An important objective of the military buildup was to gain the respect of the Western powers and achieve equal status for Japan in the international community. Inequality of status was symbolized by the treaties imposed on Japan when the country was first opened to foreign intercourse. The treaties were objectionable to the Japanese not only because they imposed low fixed tariffs on foreign imports and thus handicapped domestic industries, but also because their provisions gave a virtual monopoly of external trade to foreigners and granted extraterritorial status to foreign nationals in Japan, exempting them from Japanese jurisdiction and placing Japan in the inferior category of uncivilized nations.
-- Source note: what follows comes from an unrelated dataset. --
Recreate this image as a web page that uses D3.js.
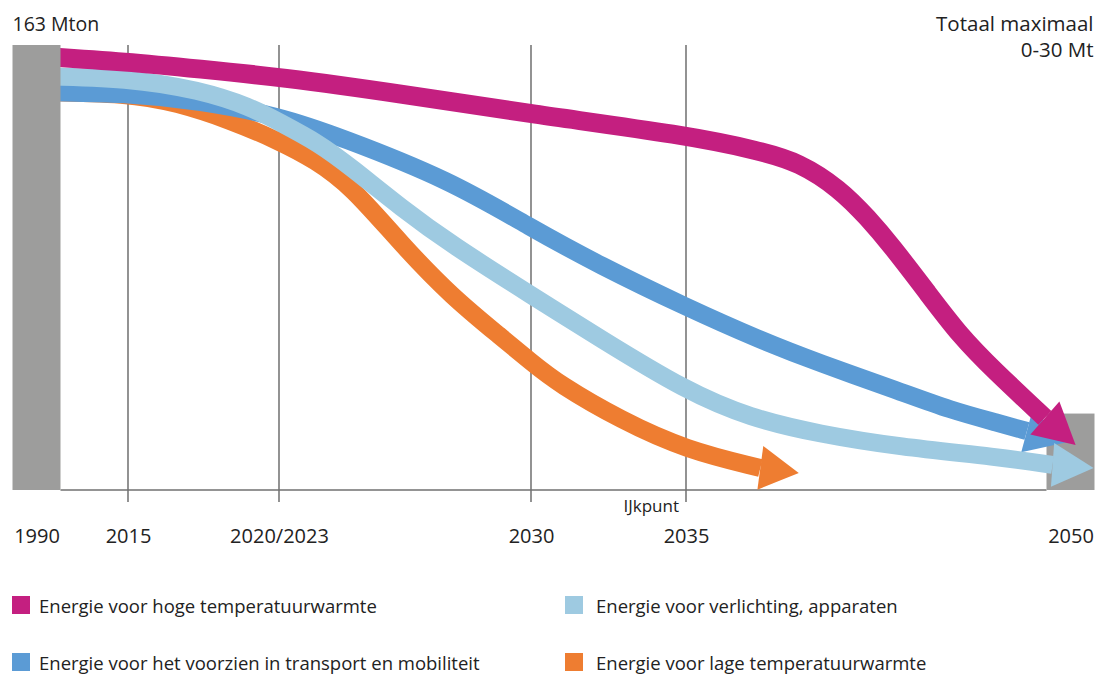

Many of the social and institutional reforms of the Meiji period were designed to remove the stigma of backwardness and inferiority represented by the "unequal treaties," and a major task of Meiji diplomacy was to press for early treaty revision.
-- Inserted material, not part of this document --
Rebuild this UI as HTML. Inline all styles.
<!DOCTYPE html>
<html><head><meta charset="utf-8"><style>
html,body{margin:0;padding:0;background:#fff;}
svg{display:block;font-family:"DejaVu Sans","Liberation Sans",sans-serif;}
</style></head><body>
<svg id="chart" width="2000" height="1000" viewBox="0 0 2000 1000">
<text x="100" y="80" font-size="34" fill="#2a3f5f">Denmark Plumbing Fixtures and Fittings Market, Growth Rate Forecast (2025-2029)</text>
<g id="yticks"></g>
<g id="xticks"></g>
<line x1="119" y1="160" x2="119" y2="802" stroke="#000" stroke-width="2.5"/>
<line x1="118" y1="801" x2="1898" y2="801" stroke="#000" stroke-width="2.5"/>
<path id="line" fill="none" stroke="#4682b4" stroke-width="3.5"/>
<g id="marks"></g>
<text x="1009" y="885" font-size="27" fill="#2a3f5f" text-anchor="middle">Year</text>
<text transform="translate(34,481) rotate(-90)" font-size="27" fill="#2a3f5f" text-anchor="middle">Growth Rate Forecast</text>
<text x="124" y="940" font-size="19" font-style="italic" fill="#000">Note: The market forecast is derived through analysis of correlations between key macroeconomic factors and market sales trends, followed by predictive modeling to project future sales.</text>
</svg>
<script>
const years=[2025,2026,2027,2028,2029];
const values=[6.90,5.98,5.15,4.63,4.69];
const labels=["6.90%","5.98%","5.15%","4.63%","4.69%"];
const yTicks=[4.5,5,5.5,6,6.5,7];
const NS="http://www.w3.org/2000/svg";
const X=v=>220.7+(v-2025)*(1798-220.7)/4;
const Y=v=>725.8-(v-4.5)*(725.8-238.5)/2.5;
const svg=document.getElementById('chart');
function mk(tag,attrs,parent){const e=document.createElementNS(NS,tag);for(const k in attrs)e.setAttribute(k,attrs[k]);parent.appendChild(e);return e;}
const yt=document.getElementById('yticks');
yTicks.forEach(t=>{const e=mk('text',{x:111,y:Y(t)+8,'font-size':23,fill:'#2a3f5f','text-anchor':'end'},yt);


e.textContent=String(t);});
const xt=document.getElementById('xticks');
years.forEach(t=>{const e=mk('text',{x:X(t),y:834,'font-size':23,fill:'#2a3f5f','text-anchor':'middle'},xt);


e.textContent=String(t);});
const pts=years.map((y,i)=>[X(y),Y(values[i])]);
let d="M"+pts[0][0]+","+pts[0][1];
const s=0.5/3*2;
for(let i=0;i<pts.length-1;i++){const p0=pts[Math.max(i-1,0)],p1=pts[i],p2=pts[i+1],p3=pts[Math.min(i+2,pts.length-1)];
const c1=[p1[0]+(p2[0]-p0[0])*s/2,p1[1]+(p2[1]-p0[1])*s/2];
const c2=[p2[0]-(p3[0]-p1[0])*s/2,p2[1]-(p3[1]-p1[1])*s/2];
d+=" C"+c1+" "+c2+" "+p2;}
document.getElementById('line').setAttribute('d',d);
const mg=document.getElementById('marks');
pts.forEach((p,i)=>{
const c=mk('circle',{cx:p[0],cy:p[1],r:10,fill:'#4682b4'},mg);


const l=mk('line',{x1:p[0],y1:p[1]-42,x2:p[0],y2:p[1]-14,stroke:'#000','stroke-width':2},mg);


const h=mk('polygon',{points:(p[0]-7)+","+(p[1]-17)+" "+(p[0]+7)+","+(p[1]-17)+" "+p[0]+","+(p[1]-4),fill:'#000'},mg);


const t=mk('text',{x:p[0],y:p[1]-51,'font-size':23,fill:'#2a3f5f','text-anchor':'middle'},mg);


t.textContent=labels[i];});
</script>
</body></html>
Once created, the Meiji military machine was used to extend Japanese power overseas, for many leaders believed that national security depended on expansion and not merely a strong defense. Within thirty years, the country's military forces had fought and defeated imperial China in the First Sino-Japanese War (1894-95), winning possession of Taiwan and China's recognition of Korea's independence. Ten years later, in the Russo-Japanese War (1904-5), Japan defeated tsarist Russia and won possession of southern Sakhalin as well as a position of paramount influence in Korea and southern Manchuria. By this time, Japan had been able to negotiate revisions of the unequal treaties with the Western powers and had in 1902 formed an alliance with the world's leading power, Britain. After World War I, in which it sided with the Western Allies, Japan, despite its relatively small role in the war (with little effort it gained possession of former German territories in the Pacific), sat with the victors at Versailles and enjoyed the status of a great power in its own right.

Between World War I and World War II, the nation embarked on a course of imperialist expansion, using both diplomatic and military means to extend its control over more and more of the Asian mainland. It began to see itself as the protector and champion of Asian interests against the West, a point of view that brought it increasingly into conflict with the Western powers (see Diplomacy , ch. 1). When its aggressive policies met firm resistance from the United States and its allies, Japan made common cause with the Axis partnership of Germany and Italy and launched into war with the United States and the Western alliance (see World War II , ch. 8).

After Japan's devastating defeat in World War II, the nation came under an Allied occupation in which the United States, as the principal occupying power, was charged with the demilitarization and democratization of the state. Major changes were made in political, social, and economic institutions and practices. During the seven-year occupation, the country had no control over its foreign affairs and became in effect the ward of the United States on the international scene. It adopted a new constitution whereby, in Article 9, the "Japanese people forever renounce war as a sovereign right of the nation and the threat or use of force as a means of settling international disputes" (see The Postwar Constitution , ch. 6).